- **THE EXERCISE**: Of all the lines in this data, how many include "drawn"? Respond with the number only.

- **RECORDS FOR PROCESSING**:

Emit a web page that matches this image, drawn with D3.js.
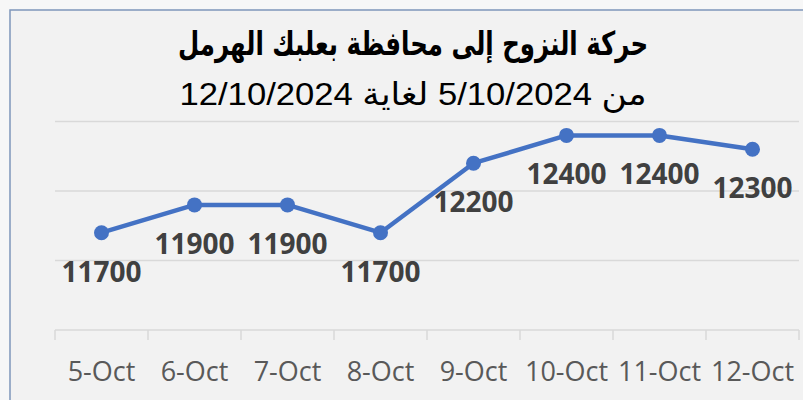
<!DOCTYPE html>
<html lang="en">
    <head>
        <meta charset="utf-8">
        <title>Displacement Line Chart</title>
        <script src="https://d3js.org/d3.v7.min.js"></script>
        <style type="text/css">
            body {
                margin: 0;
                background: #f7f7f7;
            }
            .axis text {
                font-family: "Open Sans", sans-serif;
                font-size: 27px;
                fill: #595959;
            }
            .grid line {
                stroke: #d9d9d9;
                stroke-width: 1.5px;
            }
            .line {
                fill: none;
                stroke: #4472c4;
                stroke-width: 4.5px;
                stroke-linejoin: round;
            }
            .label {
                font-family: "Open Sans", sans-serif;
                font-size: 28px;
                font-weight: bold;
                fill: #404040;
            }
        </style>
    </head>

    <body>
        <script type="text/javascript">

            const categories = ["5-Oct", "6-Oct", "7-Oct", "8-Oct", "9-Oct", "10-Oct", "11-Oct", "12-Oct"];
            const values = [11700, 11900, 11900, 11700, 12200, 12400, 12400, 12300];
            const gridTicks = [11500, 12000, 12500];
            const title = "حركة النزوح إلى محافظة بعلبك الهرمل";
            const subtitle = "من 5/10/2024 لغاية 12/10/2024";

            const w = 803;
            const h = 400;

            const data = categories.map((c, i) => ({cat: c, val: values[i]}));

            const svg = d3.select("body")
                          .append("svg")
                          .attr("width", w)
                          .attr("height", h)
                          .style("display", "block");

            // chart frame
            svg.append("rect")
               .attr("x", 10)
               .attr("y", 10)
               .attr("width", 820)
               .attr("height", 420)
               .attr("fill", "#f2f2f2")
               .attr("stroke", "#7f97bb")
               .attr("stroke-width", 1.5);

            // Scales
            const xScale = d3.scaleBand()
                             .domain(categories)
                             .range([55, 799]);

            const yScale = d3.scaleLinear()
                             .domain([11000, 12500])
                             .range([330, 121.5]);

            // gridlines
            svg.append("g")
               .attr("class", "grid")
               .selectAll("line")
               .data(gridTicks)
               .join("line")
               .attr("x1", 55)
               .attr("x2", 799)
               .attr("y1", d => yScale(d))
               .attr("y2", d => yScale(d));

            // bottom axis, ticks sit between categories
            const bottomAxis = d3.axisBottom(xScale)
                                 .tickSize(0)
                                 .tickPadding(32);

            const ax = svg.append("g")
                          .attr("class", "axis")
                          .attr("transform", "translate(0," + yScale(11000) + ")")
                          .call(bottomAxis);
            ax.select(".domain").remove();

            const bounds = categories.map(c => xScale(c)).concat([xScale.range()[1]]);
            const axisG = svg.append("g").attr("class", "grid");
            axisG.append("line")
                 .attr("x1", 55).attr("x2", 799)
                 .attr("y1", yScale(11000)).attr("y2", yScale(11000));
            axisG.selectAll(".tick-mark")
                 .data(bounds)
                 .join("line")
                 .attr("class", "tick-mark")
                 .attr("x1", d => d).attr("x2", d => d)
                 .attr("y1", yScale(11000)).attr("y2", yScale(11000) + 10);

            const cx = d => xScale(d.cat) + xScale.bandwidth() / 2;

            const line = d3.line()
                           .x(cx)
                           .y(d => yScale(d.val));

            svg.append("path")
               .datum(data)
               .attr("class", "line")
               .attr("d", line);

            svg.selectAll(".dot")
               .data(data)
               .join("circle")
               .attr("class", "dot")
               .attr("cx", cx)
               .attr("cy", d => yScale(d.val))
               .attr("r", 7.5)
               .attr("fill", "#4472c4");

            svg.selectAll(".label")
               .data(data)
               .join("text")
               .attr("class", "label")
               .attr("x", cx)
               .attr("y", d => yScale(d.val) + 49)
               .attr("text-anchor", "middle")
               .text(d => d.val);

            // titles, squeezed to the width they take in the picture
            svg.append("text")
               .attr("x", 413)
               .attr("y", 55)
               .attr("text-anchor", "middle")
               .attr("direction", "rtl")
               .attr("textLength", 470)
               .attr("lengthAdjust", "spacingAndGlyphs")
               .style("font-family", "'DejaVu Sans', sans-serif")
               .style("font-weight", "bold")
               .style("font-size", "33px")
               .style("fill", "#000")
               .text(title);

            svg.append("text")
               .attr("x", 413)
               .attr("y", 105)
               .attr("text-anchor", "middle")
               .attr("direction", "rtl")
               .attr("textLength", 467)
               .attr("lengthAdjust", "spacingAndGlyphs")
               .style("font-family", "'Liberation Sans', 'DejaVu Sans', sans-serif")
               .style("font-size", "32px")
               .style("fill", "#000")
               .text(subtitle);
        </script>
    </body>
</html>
* * *
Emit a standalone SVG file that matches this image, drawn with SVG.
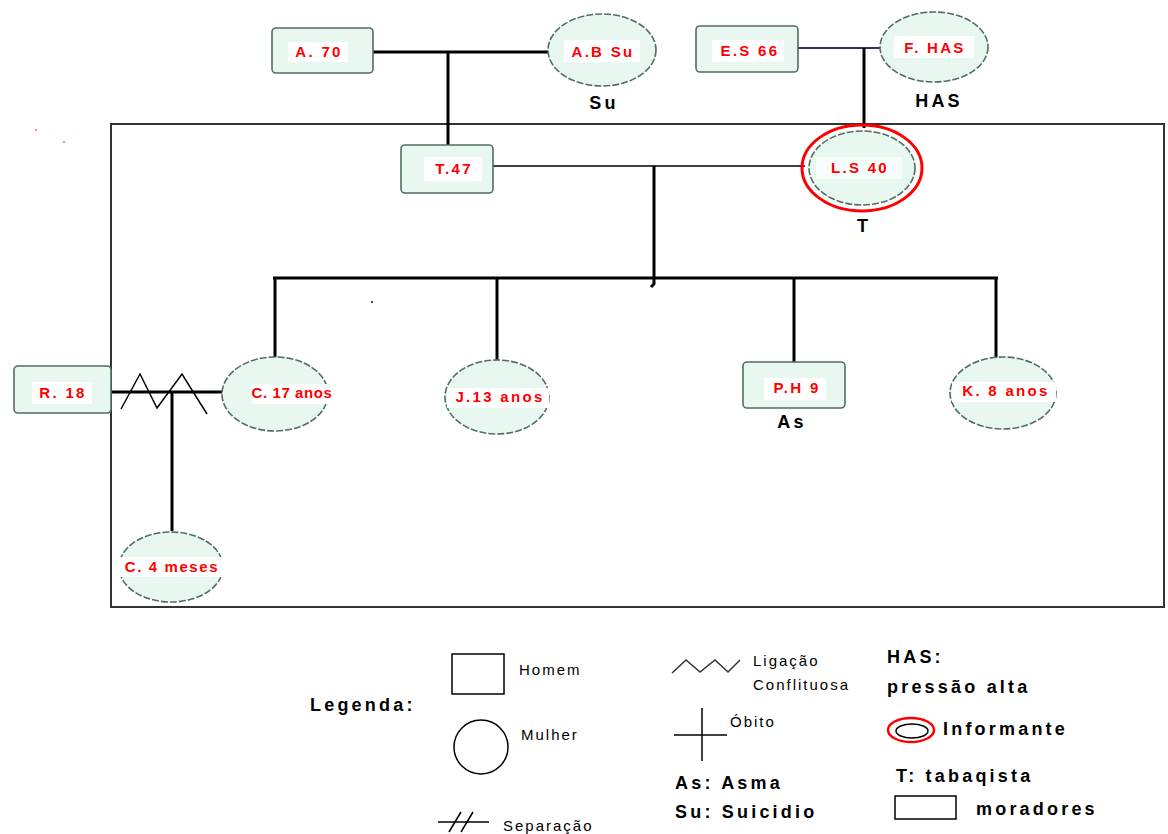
---
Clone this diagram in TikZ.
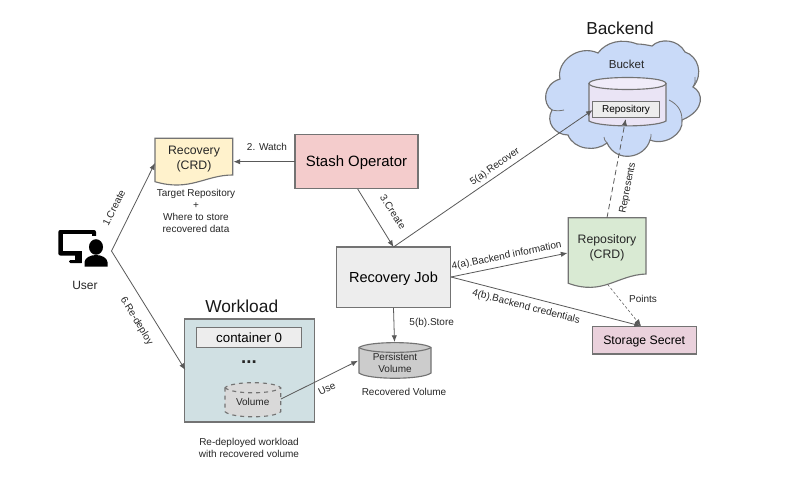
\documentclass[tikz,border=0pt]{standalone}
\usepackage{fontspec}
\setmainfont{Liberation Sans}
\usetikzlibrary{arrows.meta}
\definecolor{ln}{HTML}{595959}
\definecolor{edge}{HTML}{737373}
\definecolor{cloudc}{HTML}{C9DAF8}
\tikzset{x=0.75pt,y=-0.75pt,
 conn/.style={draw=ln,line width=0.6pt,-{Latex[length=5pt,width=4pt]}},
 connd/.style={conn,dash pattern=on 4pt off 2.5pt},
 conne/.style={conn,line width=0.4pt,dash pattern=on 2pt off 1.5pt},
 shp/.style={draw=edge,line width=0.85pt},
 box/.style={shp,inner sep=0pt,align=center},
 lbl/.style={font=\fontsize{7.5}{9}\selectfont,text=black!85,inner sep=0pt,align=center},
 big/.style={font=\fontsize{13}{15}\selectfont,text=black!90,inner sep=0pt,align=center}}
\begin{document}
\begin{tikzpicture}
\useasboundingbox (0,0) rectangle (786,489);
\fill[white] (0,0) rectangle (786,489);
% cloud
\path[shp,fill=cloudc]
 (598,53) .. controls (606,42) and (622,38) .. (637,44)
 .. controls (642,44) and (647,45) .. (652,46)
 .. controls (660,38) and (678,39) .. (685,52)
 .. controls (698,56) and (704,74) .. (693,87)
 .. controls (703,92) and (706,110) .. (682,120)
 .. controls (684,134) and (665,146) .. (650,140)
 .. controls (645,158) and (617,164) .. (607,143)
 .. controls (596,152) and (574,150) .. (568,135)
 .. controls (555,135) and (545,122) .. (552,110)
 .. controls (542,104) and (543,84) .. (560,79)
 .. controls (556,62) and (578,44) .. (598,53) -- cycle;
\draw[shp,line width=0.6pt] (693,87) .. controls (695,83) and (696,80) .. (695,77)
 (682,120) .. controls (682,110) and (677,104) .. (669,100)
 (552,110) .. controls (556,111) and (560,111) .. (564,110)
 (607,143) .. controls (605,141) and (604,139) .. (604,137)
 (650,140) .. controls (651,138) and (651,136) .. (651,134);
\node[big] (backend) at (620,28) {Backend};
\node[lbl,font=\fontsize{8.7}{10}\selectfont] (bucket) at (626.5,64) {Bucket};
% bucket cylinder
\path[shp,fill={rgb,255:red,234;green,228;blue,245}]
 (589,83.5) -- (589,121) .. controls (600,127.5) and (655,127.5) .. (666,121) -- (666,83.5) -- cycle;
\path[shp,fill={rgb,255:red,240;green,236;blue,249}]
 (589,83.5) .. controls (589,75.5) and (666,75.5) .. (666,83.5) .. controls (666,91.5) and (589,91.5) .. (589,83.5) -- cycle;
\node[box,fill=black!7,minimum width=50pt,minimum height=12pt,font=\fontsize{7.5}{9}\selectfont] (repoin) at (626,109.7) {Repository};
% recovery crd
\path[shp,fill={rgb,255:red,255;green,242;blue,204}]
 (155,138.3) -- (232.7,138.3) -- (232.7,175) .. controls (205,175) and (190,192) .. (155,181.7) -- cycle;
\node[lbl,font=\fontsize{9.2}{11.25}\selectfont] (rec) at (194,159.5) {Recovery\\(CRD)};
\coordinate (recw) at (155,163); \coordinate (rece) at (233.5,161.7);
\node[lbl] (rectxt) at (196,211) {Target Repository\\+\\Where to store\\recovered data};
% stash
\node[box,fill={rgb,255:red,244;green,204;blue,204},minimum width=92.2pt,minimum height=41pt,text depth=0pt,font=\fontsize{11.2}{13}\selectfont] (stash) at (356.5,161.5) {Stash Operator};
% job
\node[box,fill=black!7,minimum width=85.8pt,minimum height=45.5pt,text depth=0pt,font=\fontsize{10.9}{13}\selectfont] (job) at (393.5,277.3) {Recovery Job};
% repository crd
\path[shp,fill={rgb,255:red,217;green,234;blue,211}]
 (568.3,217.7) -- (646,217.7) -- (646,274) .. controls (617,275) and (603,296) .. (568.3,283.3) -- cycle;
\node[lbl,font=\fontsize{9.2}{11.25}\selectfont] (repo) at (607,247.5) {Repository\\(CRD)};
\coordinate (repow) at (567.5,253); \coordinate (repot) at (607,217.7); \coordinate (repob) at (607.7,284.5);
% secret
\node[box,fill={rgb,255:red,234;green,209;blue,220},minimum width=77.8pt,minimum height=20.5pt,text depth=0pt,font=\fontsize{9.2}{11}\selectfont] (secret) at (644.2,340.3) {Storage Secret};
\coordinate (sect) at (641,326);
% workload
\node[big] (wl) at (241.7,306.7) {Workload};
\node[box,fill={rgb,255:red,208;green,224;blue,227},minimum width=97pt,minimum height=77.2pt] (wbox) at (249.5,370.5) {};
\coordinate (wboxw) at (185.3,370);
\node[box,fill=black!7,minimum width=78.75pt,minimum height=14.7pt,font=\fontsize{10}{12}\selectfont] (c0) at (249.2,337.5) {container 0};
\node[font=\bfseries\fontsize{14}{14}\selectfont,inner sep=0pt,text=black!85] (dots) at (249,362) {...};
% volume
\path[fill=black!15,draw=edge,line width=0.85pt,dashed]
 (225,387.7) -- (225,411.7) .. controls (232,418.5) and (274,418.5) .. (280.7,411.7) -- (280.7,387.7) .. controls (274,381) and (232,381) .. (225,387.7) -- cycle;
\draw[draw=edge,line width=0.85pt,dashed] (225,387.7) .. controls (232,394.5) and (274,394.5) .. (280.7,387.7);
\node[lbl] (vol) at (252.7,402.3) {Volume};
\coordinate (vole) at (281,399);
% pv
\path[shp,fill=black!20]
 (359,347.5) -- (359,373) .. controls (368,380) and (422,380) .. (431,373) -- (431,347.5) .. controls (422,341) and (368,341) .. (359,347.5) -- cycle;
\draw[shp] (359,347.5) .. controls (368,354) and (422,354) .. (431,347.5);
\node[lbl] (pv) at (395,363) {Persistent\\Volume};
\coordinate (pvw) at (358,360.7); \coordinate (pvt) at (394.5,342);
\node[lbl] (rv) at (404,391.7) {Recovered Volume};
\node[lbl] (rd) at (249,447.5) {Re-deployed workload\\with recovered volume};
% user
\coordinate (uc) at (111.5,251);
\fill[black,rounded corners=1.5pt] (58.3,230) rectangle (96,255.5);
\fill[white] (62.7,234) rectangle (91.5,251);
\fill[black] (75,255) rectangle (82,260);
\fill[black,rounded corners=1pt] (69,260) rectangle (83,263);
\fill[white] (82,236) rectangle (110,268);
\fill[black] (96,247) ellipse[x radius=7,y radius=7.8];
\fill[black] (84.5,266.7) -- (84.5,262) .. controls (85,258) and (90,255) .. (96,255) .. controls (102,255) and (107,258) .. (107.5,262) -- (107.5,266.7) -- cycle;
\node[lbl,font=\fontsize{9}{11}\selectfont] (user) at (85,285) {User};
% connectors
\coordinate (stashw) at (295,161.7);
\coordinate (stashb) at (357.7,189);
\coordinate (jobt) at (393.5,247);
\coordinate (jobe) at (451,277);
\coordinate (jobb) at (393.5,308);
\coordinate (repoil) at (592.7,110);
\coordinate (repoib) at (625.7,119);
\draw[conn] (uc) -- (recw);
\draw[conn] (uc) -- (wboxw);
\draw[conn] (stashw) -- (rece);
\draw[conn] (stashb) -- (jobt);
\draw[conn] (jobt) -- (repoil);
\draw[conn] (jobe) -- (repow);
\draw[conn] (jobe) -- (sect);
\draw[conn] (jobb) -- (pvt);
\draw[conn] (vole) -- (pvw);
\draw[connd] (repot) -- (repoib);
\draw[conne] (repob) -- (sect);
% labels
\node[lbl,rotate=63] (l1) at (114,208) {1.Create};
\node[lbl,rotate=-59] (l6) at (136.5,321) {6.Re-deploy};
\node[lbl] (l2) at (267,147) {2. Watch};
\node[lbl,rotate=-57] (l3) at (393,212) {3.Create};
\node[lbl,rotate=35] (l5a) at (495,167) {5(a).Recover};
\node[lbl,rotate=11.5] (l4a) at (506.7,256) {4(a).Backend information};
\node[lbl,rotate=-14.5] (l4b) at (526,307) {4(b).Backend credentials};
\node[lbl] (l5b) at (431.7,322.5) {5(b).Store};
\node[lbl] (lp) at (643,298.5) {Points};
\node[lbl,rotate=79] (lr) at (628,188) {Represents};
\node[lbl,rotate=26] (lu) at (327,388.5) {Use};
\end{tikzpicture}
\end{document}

- **ANSWER**: 2